DATA:
......
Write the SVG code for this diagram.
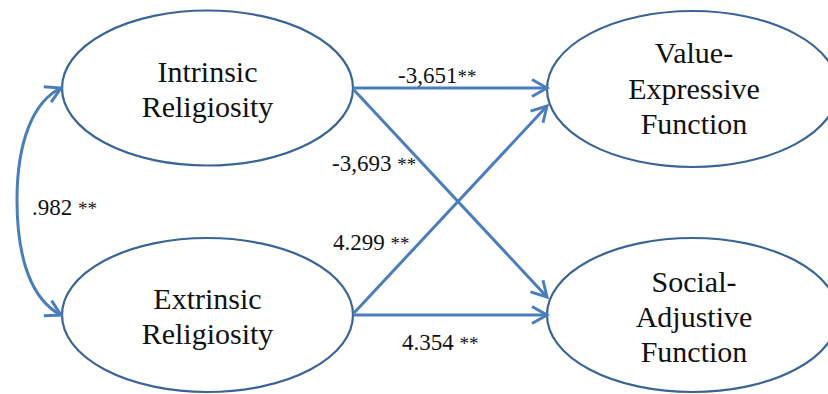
<svg xmlns="http://www.w3.org/2000/svg" width="828" height="394" viewBox="0 0 828 394">
<style>
text{font-family:"Liberation Serif","Times New Roman",serif;fill:#111}
.node ellipse{fill:#fff;stroke:#3b6496;stroke-width:2.2}
.node text{font-size:30px;text-anchor:middle}
.conn path{fill:none;stroke:#4a7ebb;stroke-width:3}
.lbl{font-size:23px}
.ast{font-size:19px}
</style>
<defs>
<marker id="ah" viewBox="0 0 20 20" refX="17" refY="10" markerWidth="20" markerHeight="20" markerUnits="userSpaceOnUse" orient="auto-start-reverse">
<path d="M2,1.5 L17,10 L2,18.5" fill="none" stroke="#4a7ebb" stroke-width="3"/>
</marker>
</defs>
<rect width="828" height="394" fill="#fff"/>
<g id="intrinsic" class="node">
<ellipse cx="207.5" cy="88" rx="145.5" ry="77.5"/>
<text x="207.5" y="82">Intrinsic</text>
<text x="207.5" y="117">Religiosity</text>
</g>
<g id="extrinsic" class="node">
<ellipse cx="207.5" cy="315" rx="145.5" ry="77"/>
<text x="207.5" y="309">Extrinsic</text>
<text x="207.5" y="344">Religiosity</text>
</g>
<g id="value-expressive" class="node">
<ellipse cx="692.5" cy="89" rx="145.5" ry="78"/>
<text x="694" y="63">Value-</text>
<text x="694" y="99">Expressive</text>
<text x="694" y="134">Function</text>
</g>
<g id="social-adjustive" class="node">
<ellipse cx="692.5" cy="315" rx="145.5" ry="77"/>
<text x="694" y="292">Social-</text>
<text x="694" y="327">Adjustive</text>
<text x="694" y="362">Function</text>
</g>
<g id="connectors" class="conn">
<path d="M61,88 C34,101 17,140 17,200 C17,260 32,300 61,315" marker-start="url(#ah)" marker-end="url(#ah)"/>
<path d="M353,88 L547,88" marker-end="url(#ah)"/>
<path d="M354,90 L547,297" marker-end="url(#ah)"/>
<path d="M354,313 L547,106" marker-end="url(#ah)"/>
<path d="M353,315 L547,315" marker-end="url(#ah)"/>
</g>
<g id="labels">
<text class="lbl" x="398" y="83">-3,651<tspan class="ast">**</tspan></text>
<text class="lbl" x="332" y="171">-3,693 <tspan class="ast">**</tspan></text>
<text class="lbl" x="32" y="215">.982 <tspan class="ast">**</tspan></text>
<text class="lbl" x="333" y="250">4.299 <tspan class="ast">**</tspan></text>
<text class="lbl" x="402" y="350">4.354 <tspan class="ast">**</tspan></text>
</g>
</svg>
......
GIVEN PROBLEM: Word for word, quote the full listing, omitting every picture.

RESPONSE TO THIS EXERCISE:
Write the SVG code for this diagram.
<svg xmlns="http://www.w3.org/2000/svg" width="828" height="394" viewBox="0 0 828 394">
<style>
text{font-family:"Liberation Serif","Times New Roman",serif;fill:#111}
.node ellipse{fill:#fff;stroke:#3b6496;stroke-width:2.2}
.node text{font-size:30px;text-anchor:middle}
.conn path{fill:none;stroke:#4a7ebb;stroke-width:3}
.lbl{font-size:23px}
.ast{font-size:19px}
</style>
<defs>
<marker id="ah" viewBox="0 0 20 20" refX="17" refY="10" markerWidth="20" markerHeight="20" markerUnits="userSpaceOnUse" orient="auto-start-reverse">
<path d="M2,1.5 L17,10 L2,18.5" fill="none" stroke="#4a7ebb" stroke-width="3"/>
</marker>
</defs>
<rect width="828" height="394" fill="#fff"/>
<g id="intrinsic" class="node">
<ellipse cx="207.5" cy="88" rx="145.5" ry="77.5"/>
<text x="207.5" y="82">Intrinsic</text>
<text x="207.5" y="117">Religiosity</text>
</g>
<g id="extrinsic" class="node">
<ellipse cx="207.5" cy="315" rx="145.5" ry="77"/>
<text x="207.5" y="309">Extrinsic</text>
<text x="207.5" y="344">Religiosity</text>
</g>
<g id="value-expressive" class="node">
<ellipse cx="692.5" cy="89" rx="145.5" ry="78"/>
<text x="694" y="63">Value-</text>
<text x="694" y="99">Expressive</text>
<text x="694" y="134">Function</text>
</g>
<g id="social-adjustive" class="node">
<ellipse cx="692.5" cy="315" rx="145.5" ry="77"/>
<text x="694" y="292">Social-</text>
<text x="694" y="327">Adjustive</text>
<text x="694" y="362">Function</text>
</g>
<g id="connectors" class="conn">
<path d="M61,88 C34,101 17,140 17,200 C17,260 32,300 61,315" marker-start="url(#ah)" marker-end="url(#ah)"/>
<path d="M353,88 L547,88" marker-end="url(#ah)"/>
<path d="M354,90 L547,297" marker-end="url(#ah)"/>
<path d="M354,313 L547,106" marker-end="url(#ah)"/>
<path d="M353,315 L547,315" marker-end="url(#ah)"/>
</g>
<g id="labels">
<text class="lbl" x="398" y="83">-3,651<tspan class="ast">**</tspan></text>
<text class="lbl" x="332" y="171">-3,693 <tspan class="ast">**</tspan></text>
<text class="lbl" x="32" y="215">.982 <tspan class="ast">**</tspan></text>
<text class="lbl" x="333" y="250">4.299 <tspan class="ast">**</tspan></text>
<text class="lbl" x="402" y="350">4.354 <tspan class="ast">**</tspan></text>
</g>
</svg>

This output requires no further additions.